┌──

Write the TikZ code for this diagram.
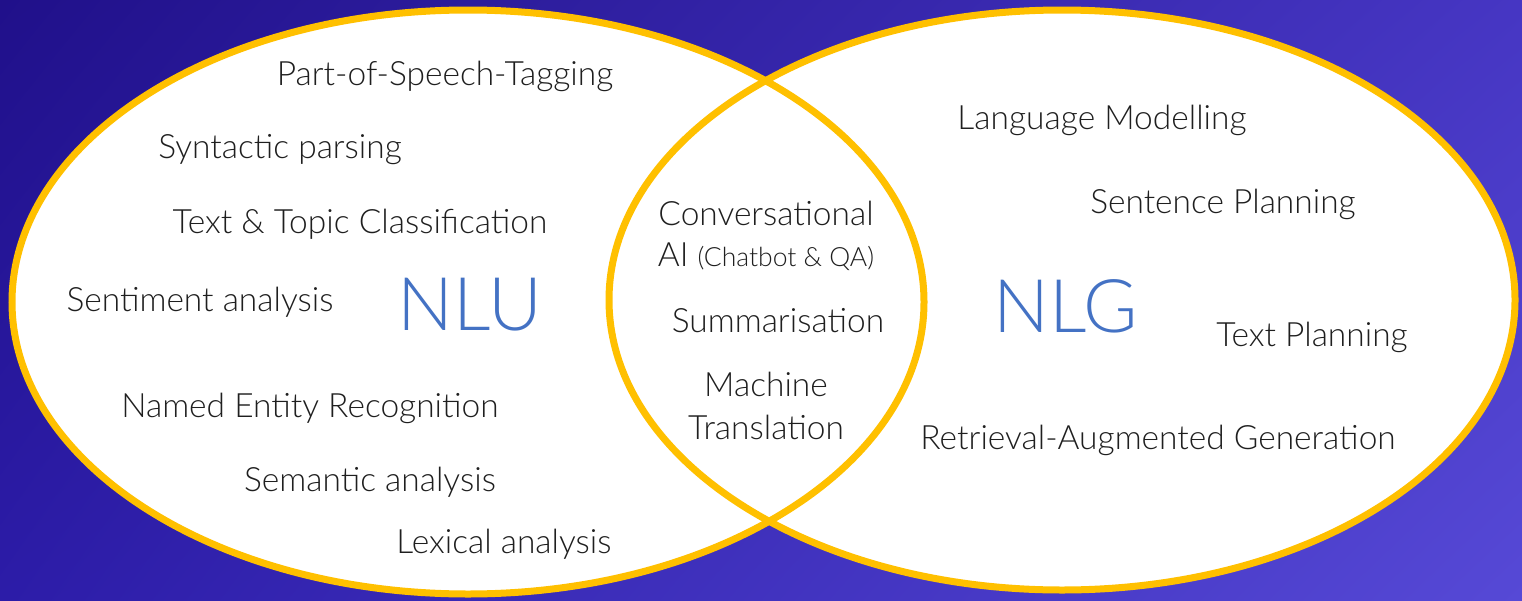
\documentclass[tikz,border=0pt]{standalone}
\usepackage{fontspec}
\setmainfont{Lato Light}
\usetikzlibrary{shadings}
\begin{document}
\begin{tikzpicture}[x=1pt,y=-1pt,
  ring/.style={draw=gold,line width=7pt},
  lbl/.style={text=ink,font=\fontsize{33.5}{38}\selectfont,inner sep=0pt,anchor=center},
  big/.style={text=nlblue,font=\fontsize{74}{84}\selectfont,inner sep=0pt,anchor=center}]
\definecolor{gold}{HTML}{FFC000}
\definecolor{ink}{HTML}{1F1F1F}
\definecolor{nlblue}{HTML}{4472C4}
\definecolor{bgul}{HTML}{20108A}
\definecolor{bgur}{HTML}{4636C3}
\definecolor{bgll}{HTML}{2C1CA8}
\definecolor{bglr}{HTML}{5649D6}
\useasboundingbox (0,0) rectangle (1522,600);
\shade[upper left=bgul,upper right=bgur,lower left=bgll,lower right=bglr] (0,0) rectangle (1522,600);
% fills
\fill[white] (468,302) ellipse [x radius=456pt, y radius=292pt];
\fill[white] (1062,300) ellipse [x radius=453pt, y radius=290pt];
% borders
\draw[ring] (468,302) ellipse [x radius=456pt, y radius=292pt];
\draw[ring] (1062,300) ellipse [x radius=453pt, y radius=290pt];
% NLU side
\node[lbl] (pos) at (445,76) {Part-of-Speech-Tagging};
\node[lbl] (syn) at (280,150) {Syntactic parsing};
\node[lbl] (ttc) at (360,224) {Text \& Topic Classification};
\node[lbl] (sen) at (200,302) {Sentiment analysis};
\node[big] (nlu) at (470,305) {NLU};
\node[lbl] (ner) at (310,408) {Named Entity Recognition};
\node[lbl] (sem) at (370,482) {Semantic analysis};
\node[lbl] (lex) at (504,544) {Lexical analysis};
% middle
\node[lbl] (conv) at (766,213) {Conversational};
\node[lbl] (ai) at (766,257) {AI {\fontsize{26.5}{30}\selectfont(Chatbot \& QA)}};
\node[lbl] (sum) at (778,321) {Summarisation};
\node[lbl] (mach) at (766,384) {Machine};
\node[lbl] (tran) at (766,427) {Translation};
% NLG side
\node[big] (nlg) at (1066,306) {NLG};
\node[lbl] (lm) at (1102,120) {Language Modelling};
\node[lbl] (sp) at (1223,204) {Sentence Planning};
\node[lbl] (tp) at (1312,337) {Text Planning};
\node[lbl] (rag) at (1158,440) {Retrieval-Augmented Generation};
\end{tikzpicture}
\end{document}
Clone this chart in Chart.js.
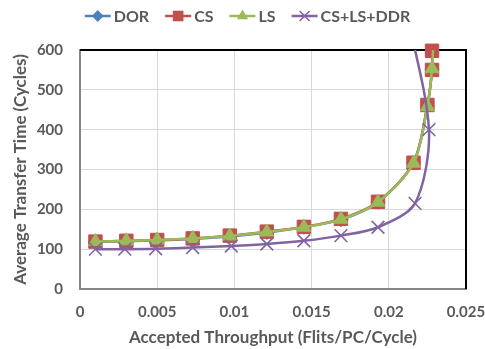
<!DOCTYPE html>
<html><head><meta charset="utf-8">
<script src="https://cdn.jsdelivr.net/npm/chart.js@4/dist/chart.umd.min.js"></script>
<style>html,body{margin:0;padding:0;background:#fff;}#wrap{width:485px;height:349px;position:relative;}</style>
</head><body><div id="wrap"><canvas id="c" width="485" height="349"></canvas></div>
<script>
const seriesNames = ['DOR', 'CS', 'LS', 'CS+LS+DDR'];
const throughputDOR = [0.0010, 0.0030, 0.0050, 0.0073, 0.0097, 0.0121, 0.0145, 0.0169, 0.0193, 0.0216, 0.0225, 0.0228, 0.0228];
const latencyDOR    = [118, 120, 122, 126, 132, 142, 155, 174, 218, 318, 460, 552, 600];
const throughputCS  = [0.0010, 0.0030, 0.0050, 0.0073, 0.0097, 0.0121, 0.0145, 0.0169, 0.0193, 0.0216, 0.0225, 0.0228, 0.0228];
const latencyCS     = [119, 121, 123, 127, 134, 144, 156, 176, 219, 317, 462, 550, 598];
const throughputLS  = [0.0010, 0.0030, 0.0050, 0.0073, 0.0097, 0.0121, 0.0145, 0.0169, 0.0193, 0.0216, 0.0225, 0.0228, 0.0229];
const latencyLS     = [119, 121, 123, 127, 133, 143, 155, 175, 218, 316, 458, 553, 640];
const throughputDDR = [0.0010, 0.0029, 0.0049, 0.0073, 0.0098, 0.0121, 0.0145, 0.0169, 0.0193, 0.0217, 0.0226, 0.0211];
const latencyDDR    = [100, 100, 101, 104, 108, 113, 121, 134, 155, 215, 400, 705];
const xTickValues = [0, 0.005, 0.01, 0.015, 0.02, 0.025];
const xTickLabels = ['0', '0.005', '0.01', '0.015', '0.02', '0.025'];
const yTickValues = [0, 100, 200, 300, 400, 500, 600];
const yTickLabels = ['0', '100', '200', '300', '400', '500', '600'];
const xTitle = 'Accepted Throughput (Flits/PC/Cycle)';
const yTitle = 'Average Transfer Time (Cycles)';

const FONT = 'Lato';
const TXT = '#595959';
const colors = ['#4F81BD', '#C0504D', '#9BBB59', '#8064A2'];
const styles = ['rectRot', 'rect', 'triangle', 'crossRot'];
const radii = [7, 9.5, 8, 9];
const legendRadii = [6, 7.5, 6.5, 7];
const xs = [throughputDOR, throughputCS, throughputLS, throughputDDR];
const ys = [latencyDOR, latencyCS, latencyLS, latencyDDR];

const datasets = seriesNames.map((name, k) => {
  const ds = {
    label: name,
    data: xs[k].map((x, i) => ({x: x, y: ys[k][i]})),
    borderColor: colors[k],
    backgroundColor: colors[k],
    pointBackgroundColor: colors[k],
    pointBorderColor: colors[k],
    pointStyle: styles[k],
    pointRadius: radii[k],
    pointBorderWidth: k === 3 ? 1.6 : 1,
    borderWidth: 2.5,
    tension: 0.3,
    fill: false,
    order: 4 - k,
    legendRadius: legendRadii[k]
  };
  if (k === 1) ds.clip = {left: 2, top: 10, right: 10, bottom: 2};
  return ds;
});

function drawMarker(ctx, style, r, x, y) {
  ctx.beginPath();
  if (style === 'rectRot') {
    ctx.moveTo(x, y - r); ctx.lineTo(x + r, y); ctx.lineTo(x, y + r); ctx.lineTo(x - r, y); ctx.closePath();
    ctx.fill();
  } else if (style === 'rect') {
    const s = r * Math.SQRT1_2;
    ctx.rect(x - s, y - s, 2 * s, 2 * s); ctx.fill();
  } else if (style === 'triangle') {
    ctx.moveTo(x, y - r);
    ctx.lineTo(x + r * 0.866, y + r * 0.5);
    ctx.lineTo(x - r * 0.866, y + r * 0.5);
    ctx.closePath(); ctx.fill();
  } else {
    const s = r * Math.SQRT1_2;
    ctx.lineWidth = 1.6;
    ctx.moveTo(x - s, y - s); ctx.lineTo(x + s, y + s);
    ctx.moveTo(x + s, y - s); ctx.lineTo(x - s, y + s);
    ctx.stroke();
  }
}

const legendPlugin = {
  id: 'xlLegend',
  afterDraw(chart) {
    const ctx = chart.ctx;
    ctx.save();
    ctx.font = 'bold 16px ' + FONT;
    const lineLen = 26, gapText = 3, gapItem = 16;
    const items = chart.data.datasets.map(ds => ({ds: ds, w: ctx.measureText(ds.label).width}));
    const total = items.reduce((s, it) => s + lineLen + gapText + it.w, 0) + gapItem * (items.length - 1);
    let x = 247.5 - total / 2;
    const y = 16;
    items.forEach(it => {
      ctx.strokeStyle = it.ds.borderColor; ctx.fillStyle = it.ds.borderColor; ctx.lineWidth = 2.5;
      ctx.beginPath(); ctx.moveTo(x, y); ctx.lineTo(x + lineLen, y); ctx.stroke();
      drawMarker(ctx, it.ds.pointStyle, it.ds.legendRadius, x + lineLen / 2, y);
      ctx.fillStyle = TXT; ctx.textBaseline = 'middle'; ctx.textAlign = 'left';
      ctx.fillText(it.ds.label, x + lineLen + gapText, y + 1);
      x += lineLen + gapText + it.w + gapItem;
    });
    ctx.restore();
  }
};

const framePlugin = {
  id: 'frame',
  beforeDatasetsDraw(chart) {
    const a = chart.chartArea, ctx = chart.ctx;
    ctx.save();
    ctx.strokeStyle = '#000'; ctx.lineWidth = 2;
    ctx.beginPath();
    ctx.moveTo(a.left, a.top); ctx.lineTo(a.right, a.top); ctx.lineTo(a.right, a.bottom);
    ctx.stroke();
    ctx.restore();
  }
};

new Chart(document.getElementById('c'), {
  type: 'line',
  data: {datasets: datasets},
  plugins: [legendPlugin, framePlugin],
  options: {
    responsive: false,
    devicePixelRatio: 1,
    animation: false,
    layout: {padding: {top: 50, right: 19, left: 0, bottom: 0}},
    plugins: {legend: {display: false}, tooltip: {enabled: false}},
    scales: {
      x: {
        type: 'linear', min: 0, max: 0.025,
        afterBuildTicks: s => { s.ticks = xTickValues.map(v => ({value: v})); },
        afterFit: s => { s.height = 60; s.paddingLeft = 0; s.paddingRight = 0; },
        grid: {color: '#D9D9D9', lineWidth: 1, drawTicks: false},
        border: {color: '#868686', width: 2},
        ticks: {padding: 14, color: TXT, font: {family: FONT, size: 15, weight: 'bold'}, maxRotation: 0,
          callback: (v, i) => xTickLabels[i]},
        title: {display: true, text: xTitle, color: TXT, font: {family: FONT, size: 17, weight: 'bold'}, padding: {top: 0, bottom: 1}}
      },
      y: {
        type: 'linear', min: 0, max: 600,
        afterBuildTicks: s => { s.ticks = yTickValues.map(v => ({value: v})); },
        afterFit: s => { s.width = 80; },
        grid: {color: '#D9D9D9', lineWidth: 1, drawTicks: false},
        border: {color: '#868686', width: 2},
        ticks: {padding: 17, color: TXT, font: {family: FONT, size: 15, weight: 'bold'},
          callback: (v, i) => yTickLabels[i]},
        title: {display: true, text: yTitle, color: TXT, font: {family: FONT, size: 17, weight: 'bold'}, padding: {top: 10, bottom: 0}}
      }
    }
  }
});
</script></body></html>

└──

Aim -
Track down every line of the material containing the string "this", and copy it.

Solution to the exercise -
Write the TikZ code for this diagram.
Clone this chart in Chart.js.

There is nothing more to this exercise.